Imagine exploring the centralization (or possibly federation) of existing global, decentralized processes. Among other things, you are looking at the processing of sales transactions. And you are dealing with shopping carts, quotes, orders, and purchase orders. These different terms mean different things to different people – even within a single geography. And they evoke not only passionate opinions, but the interpretations (and misinterpretations) of these terms may have very sweeping impact on some high level decision making – beyond what they reasonably should. Do you want a glossary of terms now?
These terms, when undefined, introduce ambiguity into your requirements. You need to define them, and gain a consensus on the definitions. And you should reference all of the artifacts (use cases, requirements, etc) that use the terms (or reference all of the terms used in an artifact).

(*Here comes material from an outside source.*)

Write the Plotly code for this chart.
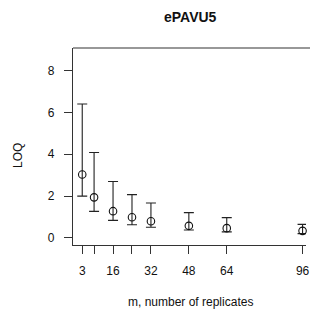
import plotly.graph_objects as go

# data
m_values = [3, 8, 16, 24, 32, 48, 64, 96]
loq_mean = [3.03, 1.94, 1.28, 0.99, 0.80, 0.58, 0.47, 0.34]
loq_upper = [6.40, 4.08, 2.70, 2.07, 1.67, 1.21, 0.97, 0.65]
loq_lower = [2.00, 1.27, 0.84, 0.63, 0.51, 0.38, 0.29, 0.21]
x_tick_vals = [3, 8, 16, 24, 32, 48, 64, 96]
x_tick_text = ["3", "", "16", "", "32", "48", "64", "96"]
y_tick_vals = [0, 2, 4, 6, 8]

W, H = 310, 313
ML, MR, MT, MB = 73, 0, 48, 68
PW, PH = W - ML - MR, H - MT - MB

def px_x(p):
    return (p - ML) / PW

def px_y(p):
    return (H - MB - p) / PH

err_plus = [u - m for u, m in zip(loq_upper, loq_mean)]
err_minus = [m - l for m, l in zip(loq_mean, loq_lower)]

fig = go.Figure()
fig.add_trace(go.Scatter(
    x=m_values, y=loq_mean, mode="markers",
    marker=dict(symbol="circle-open", size=7.5, color="#111", line=dict(width=1.1, color="#111")),
    error_y=dict(type="data", symmetric=False, array=err_plus, arrayminus=err_minus,
                 color="#222", thickness=1.1, width=5),
    cliponaxis=False, showlegend=False,
))

font = "Liberation Sans, Arial, Helvetica, sans-serif"
fig.update_layout(
    width=W, height=H,
    margin=dict(l=ML, r=MR, t=MT, b=MB),
    paper_bgcolor="white", plot_bgcolor="white",
    font=dict(family=font, size=12, color="#111"),
    xaxis=dict(range=[-0.9, 97.45], tickvals=x_tick_vals, ticktext=x_tick_text,
               showgrid=False, zeroline=False, showline=True, linecolor="#333", linewidth=1.2,
               ticks="outside", ticklen=8, tickcolor="#333", tickwidth=1,
               ticklabelstandoff=6, ticklabeloverflow="allow", tickfont=dict(size=12)),
    yaxis=dict(range=[-0.335, 9.07], tickvals=y_tick_vals,
               showgrid=False, zeroline=False, showline=True, linecolor="#333", linewidth=1.2,
               ticks="outside", ticklen=8, tickcolor="#333", tickwidth=1,
               ticklabelstandoff=7, tickfont=dict(size=12)),
    shapes=[dict(type="line", xref="paper", yref="paper", x0=0, x1=1.05, y0=1, y1=1,
                 line=dict(color="#333", width=1.2))],
    annotations=[
        dict(text="<b>ePAVU5</b>", xref="paper", yref="paper", x=px_x(193), y=px_y(17),
             showarrow=False, font=dict(size=14, family=font), xanchor="center", yanchor="middle"),
        dict(text="m, number of replicates", xref="paper", yref="paper", x=px_x(193), y=px_y(302),
             showarrow=False, font=dict(size=12, family=font), xanchor="center", yanchor="middle"),
        dict(text="LOQ", xref="paper", yref="paper", x=px_x(17), y=px_y(155), textangle=-90,
             showarrow=False, font=dict(size=12, family=font), xanchor="center", yanchor="middle"),
    ],
)

fig.write_html(
    "out.html",
    config={"displayModeBar": False},
    post_script="document.body.style.margin='0';document.body.style.overflow='hidden';",
)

You can maintain a glossary of terms within your repository, in an excel file, a wiki, a word doc, or even a sharepoint list. The way your team interacts with these terms will dictate which mechanism is best. If you are managing requirements (or rules) in a repository, then a repository will probably be the best place to maintain the list – as it should simplify (or automate) the traceability between artifacts that reference the terms and the terms themselves.
The guidance we generally hear, to include terms that “might confuse someone” is right. It is also under-emphasized. Who would expect “customer” and “quote” and “margin” to confuse someone? If two people assume different definitions for those terms when reading your requirements, then at least one of them will be confused.
Don’t underestimate the potential benefits of maintaining a glossary of terms as a key component of your requirements development. Future articles here will present ideas that leverage the glossary of terms, and existing artifacts will get benefits immediately from the reduction in ambiguity.